The “cold-dry” outliers of 1837 (coldest April on record) and 1771 (EWP 31.3 millimetes, CET 5.5˚C) are more striking than the “warm-wet” ones of 1792 and 1961 (CETs both 10.0˚C, EWPs 97.7 millimetres in 1792 and 98.1 millimetres in 1961) – the latter being the wettest April on record in southwestern Australia, which has seen huge rainfall declines due to its own greenhouse emissions.


In May we see a clear negative correlation between EWP and CET, as observed in the summer months in our first set of scatter plots. The most striking outlier is the “hot-wet”, non-anthropogenic May 1811 with CET of 12.8˚C but a very wet EWP of 121.9 millimetres – the eighth-wettest on record and one of only four cases where May was the wettest month of the calendar year (the others being 1773, 1820 and 1983). The striking character of 1811 – a cool summer, two cold winters but very hot spring and autumn – is noted in Kirkpatrick Sale’s Rebels Against the Future: The Luddites and Their War on the Industrial Revolution – Lessons for the Computer Age.

The prime “cool-dry” outlier of 1876 (EWP 23.6 millimetres; CET 9.6˚C) featured two very cold days at the beginning but was the beginning of the summer when W.G. Grace hit the first two first-class triple centuries.
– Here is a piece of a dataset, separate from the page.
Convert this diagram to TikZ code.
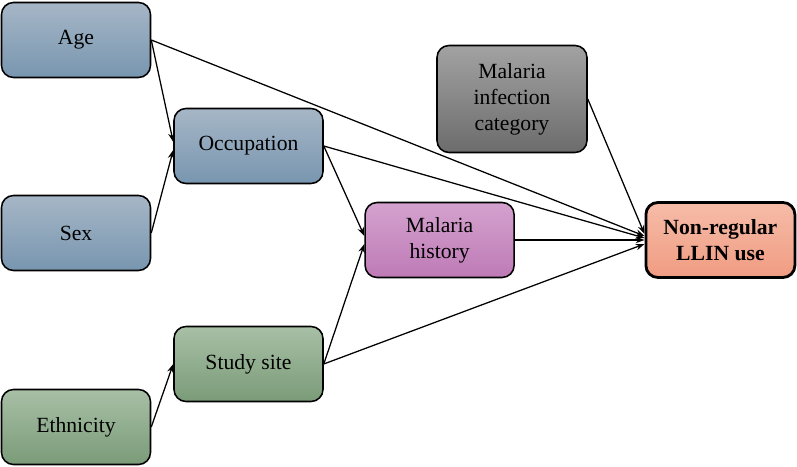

From the context of a warming world, May 1991 – the third-driest on record but with CET 0.4˚C below the virgin mean of approximately 11.2˚C – is also notable although it was obviously a similar but more eastward Atlantic block to September 1986 which I discussed before.


As we would expect, in the spring season over the UK, hotter seasons tend to be drier. It’s notable that here one sees the shift brought about by Australian greenhouse gas emissions much more as the diamonds on the upper right (hot and wet) are almost all red.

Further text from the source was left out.